GAFCON Chairman’s October pastoral letter

This month, two ancient cities have hosted meetings which both tell us much about the future of our beloved Communion. With my brother GAFCON Primates, I was present in Cairo for the Sixth Anglican Global South conference at which twenty Provinces of the Anglican Communion were represented. At the same time, a group of Anglican Primates were with the Archbishop of Canterbury in Rome to celebrate fifty years of ecumenical dialogue with the Roman Catholic Church.

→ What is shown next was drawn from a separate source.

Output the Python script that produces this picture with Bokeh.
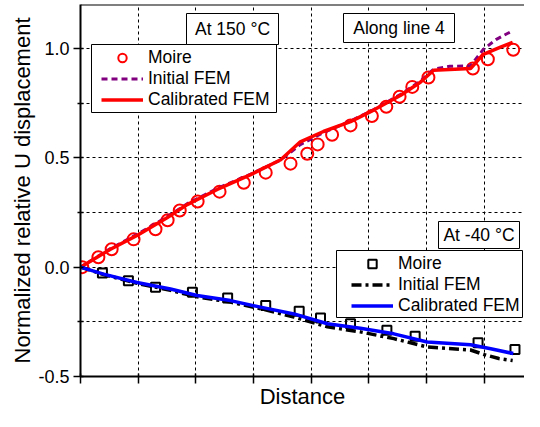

In Cairo, I preached about the peace which Jesus Christ alone can bring. The unfolding tragedies in Syria, Yemen, South Sudan and the troubles of my own country call for Christians to be peace makers who love justice and long that ‘the earth shall be full of the knowledge of the Lord as the waters cover the sea’ (Isaiah 11:9).

The call to be peacemakers is also a call to evangelism because peace with one another cannot be separated from peace with God, and peace with God cannot be separated from faithfulness to the biblical and apostolic gospel of God. I therefore warmly commend the Global South Chairman, Bishop Mouneer Anis, for his bold warning about the ‘ideological slavery’ which some Western Churches seek to impose on the Global South by using their money and influence to promote teachings which overturn the bible and offer a false gospel.

Many of us were therefore deeply disturbed that the Presiding Bishop of the American Episcopal Church (TEC), Michael Curry, was a prominent member of the Archbishop of Canterbury’s delegation in Rome, despite the fact that the Canterbury meeting of Primates in January this year had resolved that, among other things, TEC should not be involved in representing the Anglican Communion in ecumenical or interfaith relations.

This incident is just the most recent of many failures which the Cairo Communiqué describes as ‘the inability of the existing Communion instruments to discern truth and error and take binding ecclesiastical action’. We need alternatives. GAFCON already has its five yearly conference and its Primates Council which provide ways for the Communion to relate on the solid basis of the shared doctrinal commitments of the Jerusalem Statement and Declaration and I was greatly encouraged by the willingness of those of us gathered in Cairo to work together and not be divided by culture, personality clashes or secondary issues.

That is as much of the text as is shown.